HB 178, sponsored by Republican Representative Steve Sheldon and passed by the House and Senate, stipulates that while governors will retain their authority to appoint members of the Kentucky Board of Education, going forward governors may not "reorganize" KBE under KRS 12.028, the statute Beshear used to justify his removal of every sitting KBE member on his first day in office, fulfilling a campaign promise. The law also says that going forward, KBE's membership must reflect the political, gender, and ethnic make up of the state's registered voters.

Beshear's current appointees to KBE may retain their seats until the ends of their terms, and may be reappointed only to the extent that they meet the demographic requirements of the new law (presently there is not a single Republican on the board, so at least half will be ineligible to serve another consecutive term).

Beshear, who owed his gubernatorial victory in 2019 to the rabid support of the state's education establishment and the failed leadership of his predecessor Gov. Matt Bevin, had turned KBE into a meaningless political football. Bevin's appointees to KBE were openly supportive of school choice and education accountability. In April 2018, on the day after Bevin statutorily obtained a majority of appointees to KBE, new board members controversially forced the resignation of popular education Commissioner Stephen Pruitt and replaced him with Wayne Lewis, a conservative professor of education and policy advisor to the Cabinet for Education and Workforce Development. Lewis shared KBE's concern for accelerating student achievement and was critical when teachers initiated an illegal work stoppage when protesting potential pension and school choice reform measures.

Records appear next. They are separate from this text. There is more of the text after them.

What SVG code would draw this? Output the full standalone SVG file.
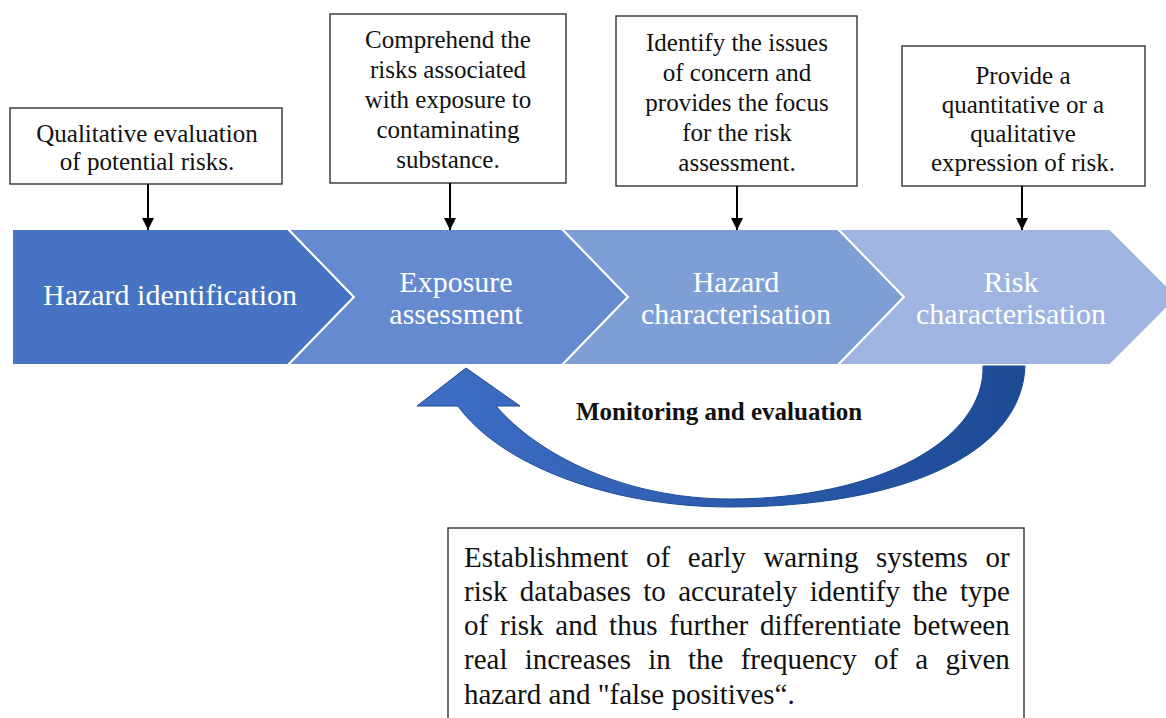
<svg xmlns="http://www.w3.org/2000/svg" width="1166" height="718" viewBox="0 0 1166 718">
<defs>
<style>
.box{fill:#fff;stroke:#222;stroke-width:1.3}
.bt{font-size:25px;fill:#111;text-anchor:middle}
.ct{font-size:30px;fill:#fff;text-anchor:middle}
.chev{stroke:#fff;stroke-width:2}
.conn{stroke:#000;stroke-width:2;fill:none;marker-end:url(#ah)}
.lt{font-size:29px;fill:#111}
</style>
<marker id="ah" viewBox="0 0 10 10" refX="10" refY="5" markerWidth="6" markerHeight="6" markerUnits="strokeWidth" orient="auto">
<path d="M0,0 L10,5 L0,10 z" fill="#000"/>
</marker>
<linearGradient id="cg" x1="0" y1="0" x2="1" y2="0">
<stop offset="0" stop-color="#3F6FC5"/>
<stop offset="0.5" stop-color="#2D5CB0"/>
<stop offset="1" stop-color="#1D4A95"/>
</linearGradient>
</defs>
<rect width="1166" height="718" fill="#fff"/>
<g font-family="'Liberation Serif', serif">

<g id="band">
<g id="hazard-identification">
<polygon class="chev" fill="#4673C4" points="12,229 288,229 354,297 288,365 12,365"/>
<text class="ct" x="170" y="305">Hazard identification</text>
</g>
<g id="exposure-assessment">
<polygon class="chev" fill="#668ACF" points="288,229 562,229 628,297 562,365 288,365 354,297"/>
<text class="ct" x="456" y="292">Exposure</text>
<text class="ct" x="456" y="324">assessment</text>
</g>
<g id="hazard-characterisation">
<polygon class="chev" fill="#7E9FD6" points="562,229 838,229 904,297 838,365 562,365 628,297"/>
<text class="ct" x="736" y="292">Hazard</text>
<text class="ct" x="736" y="324">characterisation</text>
</g>
<g id="risk-characterisation">
<polygon class="chev" fill="#9FB4E0" points="838,229 1110,229 1178,297 1110,365 838,365 904,297"/>
<text class="ct" x="1011" y="292">Risk</text>
<text class="ct" x="1011" y="324">characterisation</text>
</g>
</g>

<g id="box1">
<rect class="box" x="10" y="108" width="272" height="76"/>
<text class="bt" x="147" y="142">Qualitative evaluation</text>
<text class="bt" x="147" y="170">of potential risks.</text>
</g>
<g id="box2">
<rect class="box" x="330" y="14" width="236" height="169"/>
<text class="bt" x="448" y="48">Comprehend the</text>
<text class="bt" x="448" y="78">risks associated</text>
<text class="bt" x="448" y="108">with exposure to</text>
<text class="bt" x="448" y="138">contaminating</text>
<text class="bt" x="448" y="168">substance.</text>
</g>
<g id="box3">
<rect class="box" x="616" y="16" width="241" height="170"/>
<text class="bt" x="737" y="51">Identify the issues</text>
<text class="bt" x="737" y="81">of concern and</text>
<text class="bt" x="737" y="111">provides the focus</text>
<text class="bt" x="737" y="141">for the risk</text>
<text class="bt" x="737" y="171">assessment.</text>
</g>
<g id="box4">
<rect class="box" x="902" y="46" width="243" height="140"/>
<text class="bt" x="1023" y="84">Provide a</text>
<text class="bt" x="1023" y="113">quantitative or a</text>
<text class="bt" x="1023" y="142">qualitative</text>
<text class="bt" x="1023" y="171">expression of risk.</text>
</g>

<g id="connectors">
<line class="conn" x1="148" y1="184" x2="148" y2="230"/>
<line class="conn" x1="450" y1="183" x2="450" y2="230"/>
<line class="conn" x1="737" y1="186" x2="737" y2="230"/>
<line class="conn" x1="1022" y1="186" x2="1022" y2="230"/>
<path id="feedback-arrow" fill="url(#cg)" stroke="#1D4A95" stroke-width="1" d="M1025,366 C1022,455 900,507 730,507 C605,507 498,462 458,406 L417,406 L466,368 L520,406 L496,406 C538,455 625,499 730,499 C878,499 985,440 983,366 Z"/>
<text x="719" y="420" text-anchor="middle" font-size="25" font-weight="bold" fill="#111">Monitoring and evaluation</text>
</g>

<g id="bottom-box">
<rect class="box" x="448" y="528" width="576" height="196"/>
<text class="lt" x="464" y="567" word-spacing="10.4">Establishment of early warning systems or</text>
<text class="lt" x="464" y="601" word-spacing="5.1">risk databases to accurately identify the type</text>
<text class="lt" x="464" y="635" word-spacing="4.6">of risk and thus further differentiate between</text>
<text class="lt" x="464" y="669" word-spacing="10">real increases in the frequency of a given</text>
<text class="lt" x="464" y="704">hazard and "false positives“.</text>
</g>
</g>
</svg>
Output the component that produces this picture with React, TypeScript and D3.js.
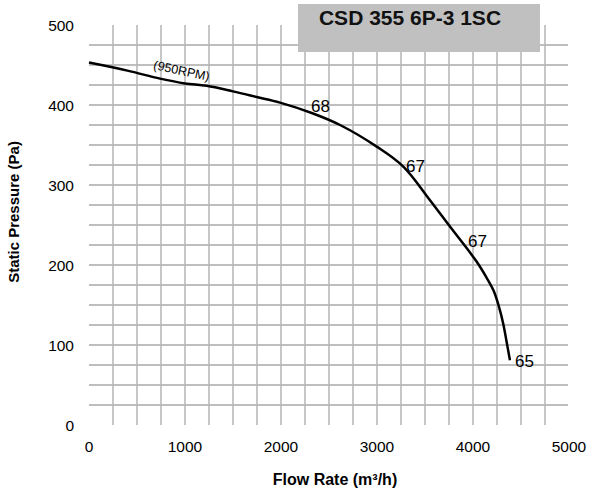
import * as d3 from 'd3'

const W = 590, H = 493

// fan curve
const flow = [0, 400, 740, 1000, 1226, 1500, 1747, 1990, 2320, 2615, 2997, 3274, 3552, 3760, 4039, 4142, 4214, 4270, 4316, 4350, 4385]
const pressure = [453, 443, 433, 427, 424, 417, 410, 403, 390, 375, 348, 323, 281, 248, 204, 184, 168, 148, 126, 104, 81]

const noiseLabels = ['68', '67', '67', '65']
const noiseFlow = [2312, 3302, 3948, 4437]
const noisePressure = [391, 316, 222, 72]

const xTicks = [0, 1000, 2000, 3000, 4000, 5000]
const yTicks = [0, 100, 200, 300, 400, 500]
const xGrid = d3.range(250, 5000, 250)
const yGrid = d3.range(25, 500, 25)

const title = 'CSD 355 6P-3 1SC'
const font = 'Arial, "Liberation Sans", sans-serif'

export default function App() {
  const x = d3.scaleLinear([0, 5000], [89, 569])
  const y = d3.scaleLinear([0, 500], [425, 25])

  const line = d3.line<number>()
    .x((_, i) => x(flow[i]))
    .y((d) => y(d))
    .curve(d3.curveCatmullRom.alpha(0.5))

  return (
    <div style={{ position: 'absolute', left: 0, top: 0 }}>
      <svg width={W} height={H} style={{ display: 'block', background: '#fff' }} fontFamily={font}>
        {/* grid */}
        {yGrid.map((v) => (
          <line key={'h' + v} x1={x(0)} x2={x(4990)} y1={y(v)} y2={y(v)} stroke="#a8a8a8" strokeWidth={1.3} />
        ))}
        {xGrid.map((v) => (
          <line key={'v' + v} x1={x(v)} x2={x(v)} y1={y(500)} y2={y(0)} stroke="#b4b4b4" strokeWidth={1.5} />
        ))}

        {/* title box */}
        <rect x={298} y={4} width={242} height={48} fill="#c0c0c0" />
        <text x={410} y={25} textAnchor="middle" fontWeight="bold" fontSize={21} fill="#111">{title}</text>

        {/* curve */}
        <path d={line(pressure) ?? ''} fill="none" stroke="#000" strokeWidth={2.5} strokeLinejoin="round" />
        <text transform={`translate(${x(665)},${y(445)}) rotate(12)`} fontSize={12.5} fill="#000">(950RPM)</text>
        {noiseLabels.map((t, i) => (
          <text key={'n' + i} x={x(noiseFlow[i])} y={y(noisePressure[i])} fontSize={17} fill="#000">{t}</text>
        ))}

        {/* tick labels */}
        {xTicks.map((v) => (
          <text key={'xt' + v} x={x(v)} y={452} textAnchor="middle" fontSize={15.5} fill="#000">{v}</text>
        ))}
        {yTicks.map((v) => (
          <text key={'yt' + v} x={74} y={y(v) + 5.5} textAnchor="end" fontSize={15.5} fill="#000">{v}</text>
        ))}

        {/* axis titles */}
        <text x={335} y={485} textAnchor="middle" fontWeight="bold" fontSize={16} fill="#000">Flow Rate (m³/h)</text>
        <text transform="translate(19,212) rotate(-90)" textAnchor="middle" fontWeight="bold" fontSize={15} fill="#000">Static Pressure (Pa)</text>
      </svg>
    </div>
  )
}
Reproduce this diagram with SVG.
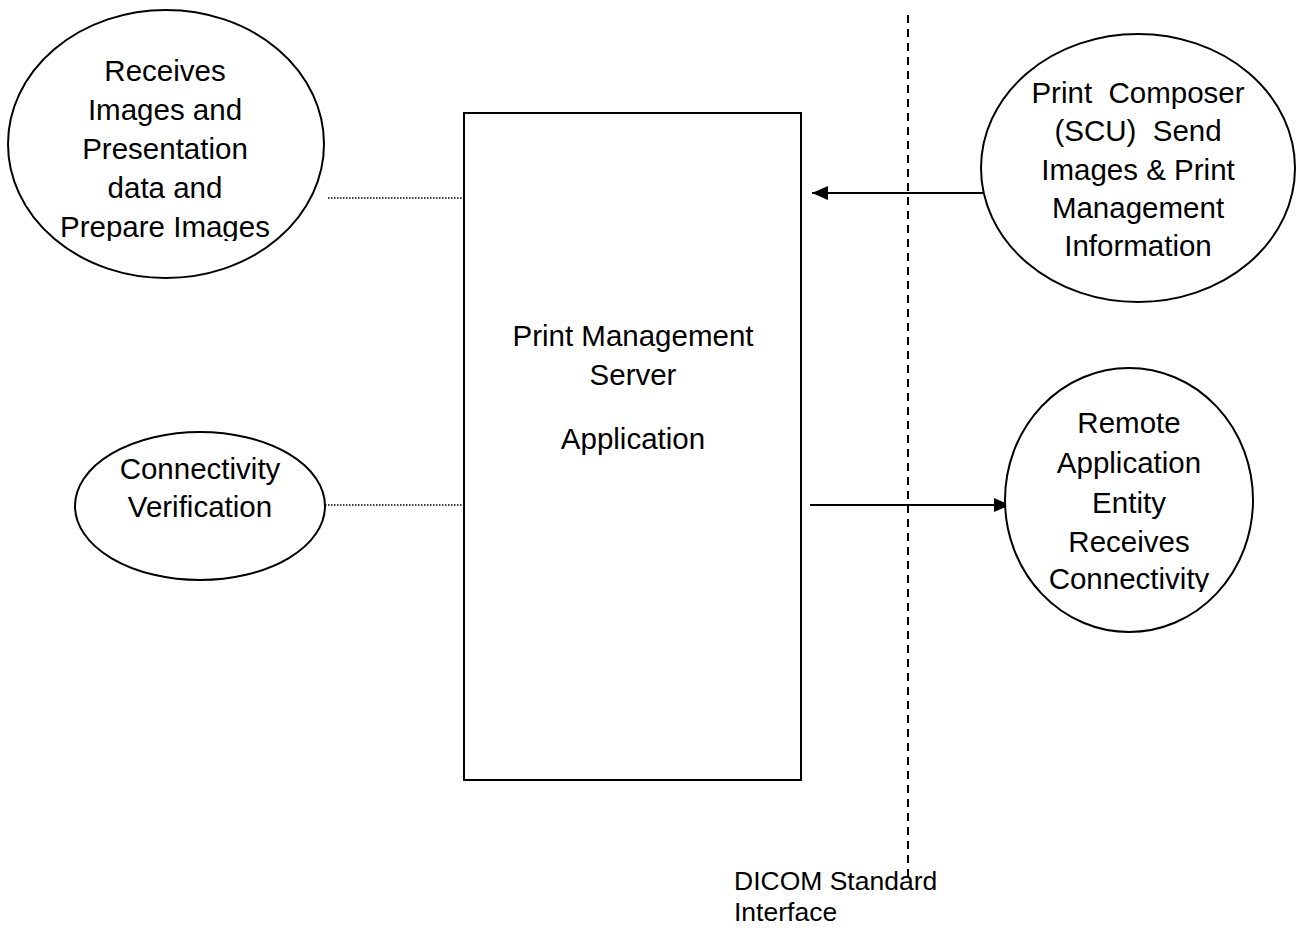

These positions caused the education establishment to put a major target on the backs of Lewis and members of KBE (whose most important duty is to hire the commissioner of education). On the campaign trail, Beshear promised his education cronies that on his first day in office he would remove KBE members who could then arrange the removal of Wayne Lewis. And that is precisely what he did.

Members of KBE believed then, and believe now, that Beshear's actions were illegal under both state and federal law (see the links below for more details on the legal arguments at stake). The architects of the Kentucky Education Reform Act of 1990, which established the KBE as it was structured for the next 29 years, intended the education system to be largely shielded from the ever-shifting winds of partisan politics. While the Governor could appoint like-minded members to KBE, they would serve staggered terms and would hire the commissioner of education, operating independently from the governor and other political officials.

Beshear's unprecedented removal of board members prior to the ends of their terms and for blatantly partisan reasons destroyed KBE's independence. Unless courts or the legislature took action, from then on the commissioner and members of KBE could be assured that if they took positions unsatisfactory to the governor, their jobs would be in jeopardy. HB 178 finally assures that what Beshear did in December 2019 may not be done again.

Beshear had previously hinted that he would support such a measure as long as he could keep his sitting KBE appointees. The bill also codifies the creation of a non-voting teacher and student member of KBE, which Beshear had previously done by executive order. 

Speaking for myself, I thank Governor Beshear for finally doing the right thing and re-establishing KBE's autonomy. And I am especially grateful to Rep. Sheldon and members of the General Assembly for passing this law and sending it to his desk. Ultimately, this is what the ousted members of KBE were fighting for in our efforts, supported by the Bluegrass Institute for Public Policy Solutions, to legally resist Beshear's executive order removing us from office.

All of us knew we would not be reappointed under a Beshear administration at the ends of our terms; that was the way the law worked and we respected that. But for the sake of the state's K-12 education system, we wanted KBE's independence, regardless of who the governor or board members were, to be respected. Today, it finally was.